Novel Regulatory Mechanism Identified For Key Tumor Suppressor P53

The new molecular pathway described in the study suggests intriguing approaches to diagnosing or intervening in the progression of many types of cancer. A report on the team's findings will be published online November 15 in the journal Nature.

"The p53 protein is vital for controlling cancer throughout the body," says Shelley L. Berger, Ph.D., the Hilary Koprowski Professor at The Wistar Institute and senior author on the study. "The new mechanism we describe, driven by a previously unknown enzyme, represses the p53 protein when its activity is not needed.

"What we're looking at now is the possibility that this enzyme, if over-expressed or over-active, might interfere with p53's normal tumor suppressor function and perhaps cause cancer. If that's the case, then we could develop drugs to inhibit the enzyme that would have the effect of freeing p53 to do its job of suppressing cancer. Unusually high levels of the newly identified enzyme might also be useful as a diagnostic marker for cancer."

Responsible for tumor suppression throughout the body, the p53 protein has been found to be mutated and dysfunctional in more than half of human cancers. When working properly, p53 acts by binding to DNA to activate genes that direct cells with damaged DNA to cease dividing until the damage can be repaired. Cells with such damage include cancer cells, since all cancers track to genetic flaws of one kind or another, whether inherited or acquired. If repairs cannot be made, p53 commands the cells with damaged DNA to self-destruct so they are no longer a danger to the body.

This powerful ability of the p53 protein to shut down cell division and induce cell death points to why the availability of a repressive mechanism such as the one outlined in the new study might be crucial for cellular survival.
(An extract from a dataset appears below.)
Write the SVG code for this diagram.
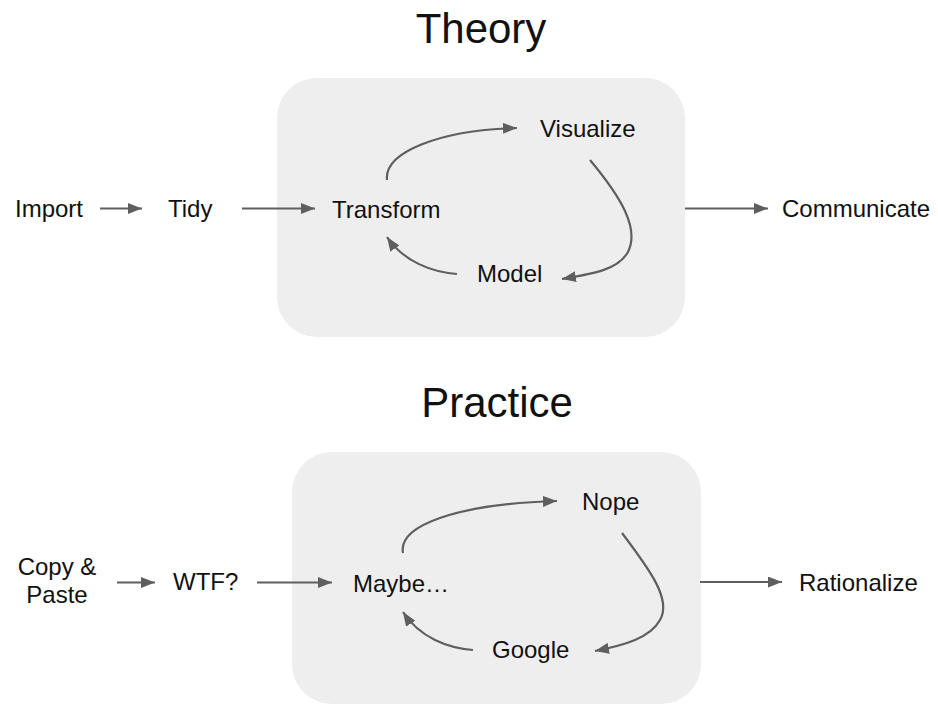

"You can imagine that if the p53 protein were present at all times and able to bind to DNA, cells would be in big trouble," Berger explains. "They wouldn't be able to divide, and they'd die. We think this new mechanism may be a way for the cell to keep p53 turned off but present, ready to be activated if the DNA should be damaged."

In their study, the scientists identified an enzyme called Smyd2 that adds a methyl group to the p53 protein at a specific site, with the result being that p53 cannot bind to DNA and, therefore, cannot act.

"The ability to bind to DNA is critical for p53's function," says Jing Huang, Ph.D., one of the study's two lead authors. "What we found was that methylation at the site we identified prevents p53 from binding to DNA, which also explains why it's a repressive modification."

Berger and Huang note that this is one of only a small number of studies to identify methylation as playing a role in regulating the activity of proteins that are not histones. Histones are relatively small proteins around which DNA is coiled to create structures called nucleosomes. Compact strings of nucleosomes, then, form into chromatin, the substructure of chromosomes.

With histones, methylation is well recognized as a regulatory mechanism, but the fact that other proteins are also be modified in the same way is a relatively new observation. Berger believes that scientists will likely find this type of regulatory mechanism at work in many other protein systems over the next few years.

Interestingly, only one other study has shown a role for methylation in regulating p53. In that study, a methyl group added to a specific site on p53 called K372 was shown to activate the tumor-suppressor molecule rather than repress it.

The site identified in the current study, dubbed K370, is adjacent to that first site. An additional finding of note is that the two sites interact closely.

"We found that there's important crosstalk between the two sites, but only in one direction," Huang says. "If the previously identified site is already methylated, the site we found cannot be methylated. But the reverse is not the case."

The two lead authors on the Nature study are Jing Huang, Ph.D., at Wistar and Laura Perez-Burgos, Ph.D., at The Vienna Biocenter. The additional Wistar co-authors are Brandon J. Placek, Ph.D., Jean A. Dorsey, and senior author Shelley L. Berger, Ph.D. The additional co-authors at The Vienna Biocenter are Roopsha Sengupta, Mario Richter, Stefan Kubicek, and Thomas Jenuwein, a senior scientist who led the collaboration at The Vienna Biocenter.

Funding for the research was provided to the Berger laboratory by the National Institutes of Health and the Commonwealth Universal Research Enhancement Program of the Pennsylvania Department of Health. Support for the Jenuwein laboratory was provided by Boehringer Ingelheim, the European Union, and the Austrian Ministry of Education, Science, and Culture.